Die Londoner Schwarzwurzler FORMICARIUS haben 2017 ihr erstes Album „Black Mass Ritual“ herausgebracht und konnten der ehemaligen Kollegin Frau Kleinertz doch durchaus Lob entrücken. Zwei Jahre später steht mit „Rending the Veil of Flesh“ das Zweitwerk pünktlich zum dunklen Herbst ins Haus. Man bewegt sich im 90-er Black Metal mit Keyboardverzierung im Schlage von CRADLE OF FILTH oder DIMMU BORGIR. Es wird zugegebenermaßen nicht ganz so kitschig, aber man bemüht sich auch um Abwechslung, nicht zuletzt in Form von Gastauftritten von Sakis Tolis (ROTTING CHRIST), Violine und Frauengesang von Morath hinter dem Keyboard , was das ganze dann aus „reinem“ Black Metal dann doch schon heraus holt und deshalb FORMICARIUS in die Ecke eben genannter Künstler stellt.
FORMICARIUS sind routiniert und technisch vorne mit dabei
Die Mitglieder, allen voran Gitarrist Paul Nazarkardeh (u.a. DE PROFUNDIS) haben vorher in diversen Kombos gespielt und somit sicherlich schon einiges unter der Haube an Erfahrung. Das hört man dem Album auch jederzeit an. Es wird ordentlicher und technisch sauberer Black Metal gezockt, wobei Gastschlagzeuger Kevin Paradis (BENIGHTED) ordentlich anfeuert und für die nötige Aggression sorgt. Stimmlich ist Sänger Lord Saunders zwischen den typischen Screams und ABBATH-artigem Froschquaken. Das Songwriting wird routiniert und abwechslungsreich angegangen, hier musizieren definitiv Leute, die über drei Akkorde hinaus sind und viele verschiedene Einflüsse einweben, beeindruckenden Soli, Tempo- und Stimmungswechsel, duale Harmonien, alles vorhanden.

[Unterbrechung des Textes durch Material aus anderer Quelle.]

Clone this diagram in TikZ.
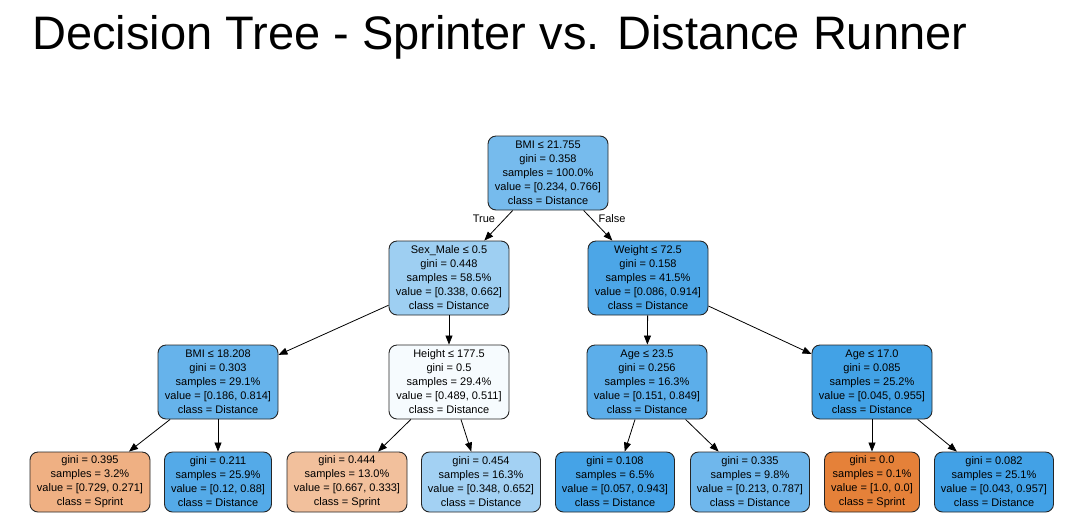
\documentclass[tikz,border=0pt]{standalone}
\usepackage{fontspec}
\setmainfont{Liberation Sans}
\usetikzlibrary{arrows.meta}
\definecolor{cRoot}{RGB}{118,187,237}
\definecolor{cSex}{RGB}{158,207,242}
\definecolor{cWeight}{RGB}{76,166,231}
\definecolor{cBmiB}{RGB}{102,179,235}
\definecolor{cHeight}{RGB}{246,251,254}
\definecolor{cAgeA}{RGB}{92,174,234}
\definecolor{cAgeB}{RGB}{66,162,230}
\definecolor{cLa}{RGB}{239,176,131}
\definecolor{cLb}{RGB}{84,170,232}
\definecolor{cLc}{RGB}{242,192,156}
\definecolor{cLd}{RGB}{163,209,243}
\definecolor{cLe}{RGB}{69,163,231}
\definecolor{cLf}{RGB}{111,183,236}
\definecolor{cLg}{RGB}{229,129,57}
\definecolor{cLh}{RGB}{66,161,230}
\begin{document}
\begin{tikzpicture}[x=1pt,y=-1pt,
  tnode/.style={draw=black!85, line width=0.9pt, rounded corners=8pt, align=center,
    font=\fontsize{11}{14}\selectfont, inner sep=0pt, minimum height=74pt, minimum width=120pt},
  leaf/.style={tnode, minimum height=60pt},
  conn/.style={-{Triangle[length=9pt,width=7pt]}, line width=0.8pt, black},
  lbl/.style={font=\fontsize{11}{14}\selectfont, inner sep=0pt}]
\useasboundingbox (0,0) rectangle (1083,531);
\node[anchor=base west, inner sep=0pt, font=\fontsize{47}{56}\selectfont] (title) at (32,49) {Decision Tree - Sprinter vs. Distance Runner};

\node[tnode, fill=cRoot] (root) at (548,173) {BMI ≤ 21.755\\gini = 0.358\\samples = 100.0\%\\value = [0.234, 0.766]\\class = Distance};
\node[tnode, fill=cSex] (sex) at (449,278) {Sex\_Male ≤ 0.5\\gini = 0.448\\samples = 58.5\%\\value = [0.338, 0.662]\\class = Distance};
\node[tnode, fill=cWeight] (weight) at (648,278) {Weight ≤ 72.5\\gini = 0.158\\samples = 41.5\%\\value = [0.086, 0.914]\\class = Distance};
\node[tnode, fill=cBmiB] (bmib) at (218,382) {BMI ≤ 18.208\\gini = 0.303\\samples = 29.1\%\\value = [0.186, 0.814]\\class = Distance};
\node[tnode, fill=cHeight] (height) at (449,382) {Height ≤ 177.5\\gini = 0.5\\samples = 29.4\%\\value = [0.489, 0.511]\\class = Distance};
\node[tnode, fill=cAgeA] (agea) at (647,382) {Age ≤ 23.5\\gini = 0.256\\samples = 16.3\%\\value = [0.151, 0.849]\\class = Distance};
\node[tnode, fill=cAgeB] (ageb) at (872,382) {Age ≤ 17.0\\gini = 0.085\\samples = 25.2\%\\value = [0.045, 0.955]\\class = Distance};

\node[leaf, fill=cLa] (la) at (90,482) {gini = 0.395\\samples = 3.2\%\\value = [0.729, 0.271]\\class = Sprint};
\node[leaf, fill=cLb, minimum width=107pt] (lb) at (218,482) {gini = 0.211\\samples = 25.9\%\\value = [0.12, 0.88]\\class = Distance};
\node[leaf, fill=cLc] (lc) at (347,482) {gini = 0.444\\samples = 13.0\%\\value = [0.667, 0.333]\\class = Sprint};
\node[leaf, fill=cLd, minimum width=119pt] (ld) at (481,482) {gini = 0.454\\samples = 16.3\%\\value = [0.348, 0.652]\\class = Distance};
\node[leaf, fill=cLe, minimum width=119pt] (le) at (615,482) {gini = 0.108\\samples = 6.5\%\\value = [0.057, 0.943]\\class = Distance};
\node[leaf, fill=cLf, minimum width=119pt] (lf) at (750,482) {gini = 0.335\\samples = 9.8\%\\value = [0.213, 0.787]\\class = Distance};
\node[leaf, fill=cLg, minimum width=95pt] (lg) at (872,482) {gini = 0.0\\samples = 0.1\%\\value = [1.0, 0.0]\\class = Sprint};
\node[leaf, fill=cLh, minimum width=119pt] (lh) at (994,482) {gini = 0.082\\samples = 25.1\%\\value = [0.043, 0.957]\\class = Distance};

\draw[conn] (root) -- (sex);
\draw[conn] (root) -- (weight);
\node[lbl] (ltrue) at (484,219) {True};
\node[lbl] (lfalse) at (612,219) {False};
\draw[conn] (sex) -- (bmib);
\draw[conn] (sex) -- (height);
\draw[conn] (weight) -- (agea);
\draw[conn] (weight) -- (ageb);
\draw[conn] (bmib) -- (la);
\draw[conn] (bmib) -- (lb);
\draw[conn] (height) -- (lc);
\draw[conn] (height) -- (ld);
\draw[conn] (agea) -- (le);
\draw[conn] (agea) -- (lf);
\draw[conn] (ageb) -- (lg);
\draw[conn] (ageb) -- (lh);
\end{tikzpicture}
\end{document}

Die Frage die sich dann leider stellt ist, wie die ohne Zweifel talentierten Musiker es nicht schaffen, ihr Schaffen in spannende Songs umzusetzen. Das klappt hier leider nämlich nicht so ganz. Zwar ist man solide im Black Metal verwurzelt und widmet sich schamlos allen Klischees, egal ob bei dem Albumthema (Eine historische Betrachtung der christlichen Fehltritte durch die Jahrhunderte), den Pseudonymen und Songtiteln, macht aber eher den Eindruck von erwartbarem Jahrmarktgrusel, woran die Orgeleinschübe und Synthies nicht ganz unschuldig sind. Aggressive Riffs die sich anbahnen werden davon dann regelrecht zugekleistert und erstickt – so etwa in „Inherit Our Sickness“ oder auch „The Fourth Horseman“.
Erwartbarer Jahrmarktgrusel – „Rending the Veil of Flesh“ ist technisch eindrucksvoll, nimmt aber nicht 100% mit
Diese Orgel liegt einem nicht durch gutes Songwriting auf dem Gemüt, sondern eher weil sie einen an den ähnlich spannenden sonntäglichen Kirchenbesuch als kleiner Bub oder Madel erinnert. Aber auch sonst hat man das alles bei der oben genannten Konkurrenz schon mal und auch durchaus spannender gehört. „Dieu Et Mon Droit“ kann mit dem ruhigen und gefühlvollen Einstieg sowie dem Duett im Chorus zwischen Screams und den von Keyboarderin Morath dabei gesteuerten weiblichen Vocals sich schon fast demnächst bei CRADLE OF FILTH oder NIGHTWISH bewerben und funktioniert vielleicht gerade deshalb fast noch besser als die „traditionelleren“ Songs. Opener und Closer sind immerhin schön flott unterwegs, abwechslungsreich und nicht zu ertränkt in Keyboardkitsch.
Bedrückung oder Spannung kommt musikalisch in der Dreiviertelstunde nicht wirklich durch, obwohl das scheinbar der Anspruch ans Album laut Promotext gewesen ist. Trotz durchaus gutem Songwriting nimmt das Album insgesamt eher weniger mit und rauscht mehr durch, ohne dass auch nach mehreren Durchgängen Highlights hängen bleiben. Auch die Gastmusiker können daran nicht mehr viel reißen. Zu austauschbar, zu beliebig wirkt das Songmaterial. Potential attestiert, Talent auch, allein das Händchen für feine Songs fehlt. Allen aufgeschlossenen Black Metallern, die nicht sofort beim Nennen von heutigen DIMMU BORGIR Reißaus nehmen, zum Reinhören angeraten. Der Kauf bleibt dann die persönliche Entscheidung, ob man noch eine Symphonic-Black-Metal-Platte im Regal neben den Norwegern braucht.